Thodex did not collapse because cryptocurrency is inherently fraudulent. It collapsed because a custodial intermediary, operating in a thin-regulation environment, was — according to Turkish courts — run as a vehicle to capture and remove customer funds. The technology was incidental; the failure was the oldest one in finance: people handed their money to a custodian they could not audit, and the custodian disappeared.
The Regulatory Aftershock
The Thodex collapse did not happen in a vacuum, and its consequences rippled far beyond a single courtroom. In the months that followed, Turkish authorities accelerated efforts to bring crypto-asset service providers under a defined supervisory framework, including measures touching on capital requirements, licensing, and the obligations of platforms that hold customer funds. The central bank had already moved to restrict the use of crypto-assets for payments, and the broader policy conversation shifted decisively toward consumer protection. The lesson regulators drew was the same one investors learned the hard way: an exchange that custodies billions in public savings cannot be allowed to operate as an unaudited black box.

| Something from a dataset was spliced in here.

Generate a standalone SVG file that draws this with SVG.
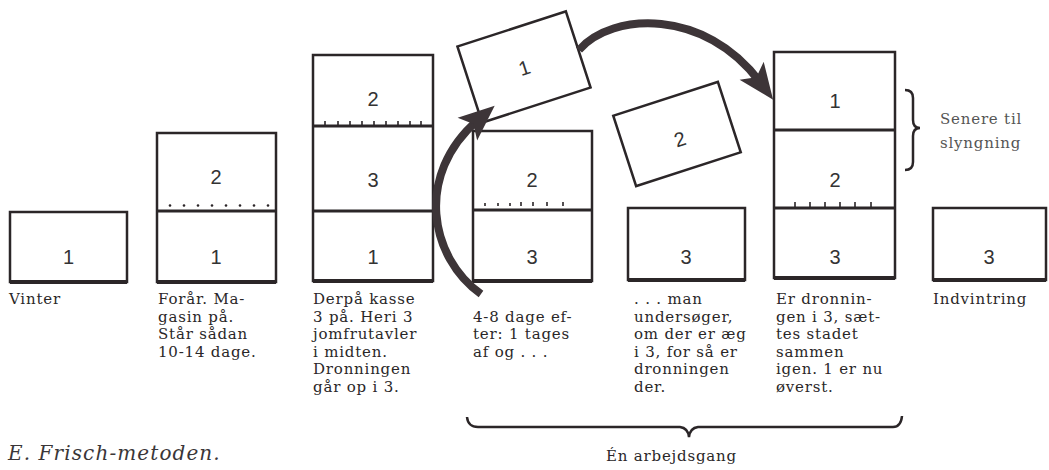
<svg xmlns="http://www.w3.org/2000/svg" width="1049" height="470" viewBox="0 0 1049 470">
<style>
.box{fill:#fff;stroke:#2b2628;stroke-width:2.5}
.base{stroke:#2b2628;stroke-width:4;fill:none}
.div{stroke:#2b2628;stroke-width:3;fill:none}
.tick{stroke:#2b2628;stroke-width:1.6;fill:none}
.dot{fill:#2b2628}
.num{font-family:"Liberation Sans",Arial,sans-serif;font-size:20px;fill:#333;text-anchor:middle}
.txt{font-family:"DejaVu Serif","Liberation Serif",serif;font-size:15px;letter-spacing:0.8px;fill:#2a2728}
.gray{fill:#555}
.cap{font-family:"DejaVu Serif","Liberation Serif",serif;font-style:italic;font-size:20px;letter-spacing:1.1px;fill:#3a3638}
.arrow{fill:none;stroke:#3d3538;stroke-width:8}
.brace{fill:none;stroke:#2b2628;stroke-width:2.5}
</style>
<defs>
<marker id="head" markerUnits="userSpaceOnUse" viewBox="-20 -20 50 40" refX="0" refY="0" markerWidth="50" markerHeight="40" orient="auto" overflow="visible">
<path d="M22 0 L-14 -15 L-6 0 L-14 15 Z" fill="#3d3538"/>
</marker>
</defs>
<rect width="1049" height="470" fill="#fff"/>

<g id="vinter">
<rect class="box" x="10" y="212" width="117" height="70"/>
<line class="base" x1="10" y1="282" x2="127" y2="282"/>
<text class="num" x="68.5" y="264">1</text>
<text class="txt" x="9" y="304">Vinter</text>
</g>

<g id="foraar">
<rect class="box" x="157" y="133" width="119" height="149"/>
<line class="div" x1="157" y1="211" x2="276" y2="211"/>
<line class="base" x1="157" y1="282" x2="276" y2="282"/>
<g class="dot"><circle cx="170" cy="205.5" r="1.3"/><circle cx="184" cy="205.5" r="1.3"/><circle cx="198" cy="205.5" r="1.3"/><circle cx="212" cy="205.5" r="1.3"/><circle cx="226" cy="205.5" r="1.3"/><circle cx="240" cy="205.5" r="1.3"/><circle cx="254" cy="205.5" r="1.3"/><circle cx="268" cy="205.5" r="1.3"/></g>
<text class="num" x="216" y="184">2</text>
<text class="num" x="216" y="264">1</text>
<text class="txt" x="158" y="304">Forår. Ma-</text>
<text class="txt" x="158" y="321.6">gasin på.</text>
<text class="txt" x="158" y="339.2">Står sådan</text>
<text class="txt" x="158" y="356.8">10-14 dage.</text>
</g>

<g id="derpaa">
<rect class="box" x="313" y="55" width="120" height="226"/>
<line class="div" x1="313" y1="126" x2="433" y2="126"/>
<line class="div" x1="313" y1="211" x2="433" y2="211"/>
<line class="base" x1="313" y1="281" x2="433" y2="281"/>
<path class="tick" d="M325 121V126M338 121V126M350 121V126M362 121V126M374 121V126M386 121V126M398 121V126M410 121V126M421 121V126"/>
<text class="num" x="373" y="106">2</text>
<text class="num" x="373" y="187">3</text>
<text class="num" x="373" y="264">1</text>
<text class="txt" x="313" y="304">Derpå kasse</text>
<text class="txt" x="313" y="321.6">3 på. Heri 3</text>
<text class="txt" x="313" y="339.2">jomfrutavler</text>
<text class="txt" x="313" y="356.8">i midten.</text>
<text class="txt" x="313" y="374.4">Dronningen</text>
<text class="txt" x="313" y="392">går op i 3.</text>
</g>

<g id="fireotte">
<rect class="box" x="473" y="131" width="119" height="150"/>
<line class="div" x1="473" y1="210" x2="592" y2="210"/>
<line class="base" x1="473" y1="281" x2="592" y2="281"/>
<path class="tick" d="M485 203V206M498 203V206M510 203V206M521 202V206M533 202V206M547 202V206M563 202V206"/>
<text class="num" x="532" y="187">2</text>
<text class="num" x="532" y="264">3</text>
<text class="txt" x="473" y="321.6">4-8 dage ef-</text>
<text class="txt" x="473" y="339.2">ter: 1 tages</text>
<text class="txt" x="473" y="356.8">af og . . .</text>
</g>

<g id="loeftet1">
<rect class="box" x="467" y="27" width="114" height="80" transform="rotate(-18 524 67)"/>
<text class="num" x="524" y="75" transform="rotate(-18 524 67)">1</text>
</g>

<g id="loeftet2">
<rect class="box" x="622" y="97" width="110" height="74" transform="rotate(-18 677 134)"/>
<text class="num" x="680" y="146" transform="rotate(-18 680 139)">2</text>
</g>

<g id="man">
<rect class="box" x="628" y="208" width="117" height="72"/>
<line class="base" x1="628" y1="280" x2="745" y2="280"/>
<text class="num" x="686" y="264">3</text>
<text class="txt" x="634" y="304">. . . man</text>
<text class="txt" x="634" y="321.6">undersøger,</text>
<text class="txt" x="634" y="339.2">om der er æg</text>
<text class="txt" x="634" y="356.8">i 3, for så er</text>
<text class="txt" x="634" y="374.4">dronningen</text>
<text class="txt" x="634" y="392">der.</text>
</g>

<g id="sammen">
<rect class="box" x="774" y="52" width="121" height="226"/>
<line class="div" x1="774" y1="130" x2="895" y2="130"/>
<line class="div" x1="774" y1="208" x2="895" y2="208"/>
<line class="base" x1="774" y1="278" x2="895" y2="278"/>
<path class="tick" d="M795 202V208M810 202V208M825 202V208M840 202V208M855 202V208M871 202V208"/>
<text class="num" x="835" y="108">1</text>
<text class="num" x="835" y="187">2</text>
<text class="num" x="835" y="264">3</text>
<text class="txt" x="776" y="304">Er dronnin-</text>
<text class="txt" x="776" y="321.6">gen i 3, sæt-</text>
<text class="txt" x="776" y="339.2">tes stadet</text>
<text class="txt" x="776" y="356.8">sammen</text>
<text class="txt" x="776" y="374.4">igen. 1 er nu</text>
<text class="txt" x="776" y="392">øverst.</text>
</g>

<g id="indvintring">
<rect class="box" x="933" y="208" width="113" height="72"/>
<line class="base" x1="933" y1="280" x2="1046" y2="280"/>
<text class="num" x="989" y="264">3</text>
<text class="txt" x="933" y="304">Indvintring</text>
</g>

<g id="slyngning">
<path class="brace" d="M905 90 Q913 90 913 98 L913 120 Q913 128 920 128 Q913 128 913 136 L913 162 Q913 170 905 170"/>
<text class="txt gray" x="940" y="124">Senere til</text>
<text class="txt gray" x="940" y="148">slyngning</text>
</g>

<g id="arbejdsgang">
<path class="brace" d="M467 417 Q468 427 478 427 L680 427 Q688 428 689 437 Q690 428 698 427 L893 427 Q901 427 902 416"/>
<text class="txt" x="606" y="461">Én arbejdsgang</text>
</g>

<g id="connectors">
<path class="arrow" d="M481 294 C430 258 414 175 478 120" marker-end="url(#head)"/>
<path class="arrow" d="M579 50 C612 12 705 8 760 82" marker-end="url(#head)"/>
</g>

<text class="cap" x="8" y="460">E. Frisch-metoden.</text>
</svg>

Yet regulation written after a collapse is cold comfort to those already harmed. The Thodex case underscored a structural truth about emerging markets in the digital-asset era — that innovation routinely outpaces oversight, and that the gap between the two is exactly where predatory operators thrive. Across the Gulf, Levant, and North Africa, financial authorities watched the Turkish reckoning closely, treating it as a cautionary template for their own fast-growing retail crypto populations.
The Human Ledger
Behind the headline number — the eleven millennia of prison time, the billions in disputed assets — sits a quieter and more painful ledger. It is written in the savings of teachers, shopkeepers, pensioners, and young professionals who believed they had found a foothold against an eroding currency. Many had invested not speculative surplus but core savings, drawn in by the promise that a local, trusted platform would let them participate in a global financial revolution. When the screen went dark, what they lost was not only money but the confidence that diligence could protect them.
This is the part of the story that no verdict can adjudicate. The conviction names a culprit and assigns blame, but it cannot restore the trust that custodial fraud corrodes in an entire market. For years afterward, ordinary Turks approached even legitimate platforms with hard-earned suspicion — a rational scar, but also a tax on the honest operators who came later.
The Reckoning, and What Remains
The conviction closed the legal chapter but not the human one. Recovery of customer assets has been partial and contested, and the broader question — how a regional market allowed a single operator to amass such trust without verifiable accountability — remains a live policy debate across Turkey and the Gulf. The Thodex affair will be studied for years not because it was novel, but because it was so ordinary in its mechanics and so vast in its consequences: a textbook custodial failure executed at national scale.
For Reverse Death, the enduring takeaway is forensic and unsentimental: in custodial finance, transparency is not a courtesy. It is the only thing standing between a user and an empty screen. Every claim of safety that cannot be independently verified should be read as no claim at all. The market that learns this lesson cheaply is rare; the one that learns it through a collapse like Thodex pays for the education in the only currency that truly matters — the trust of the people it was built to serve.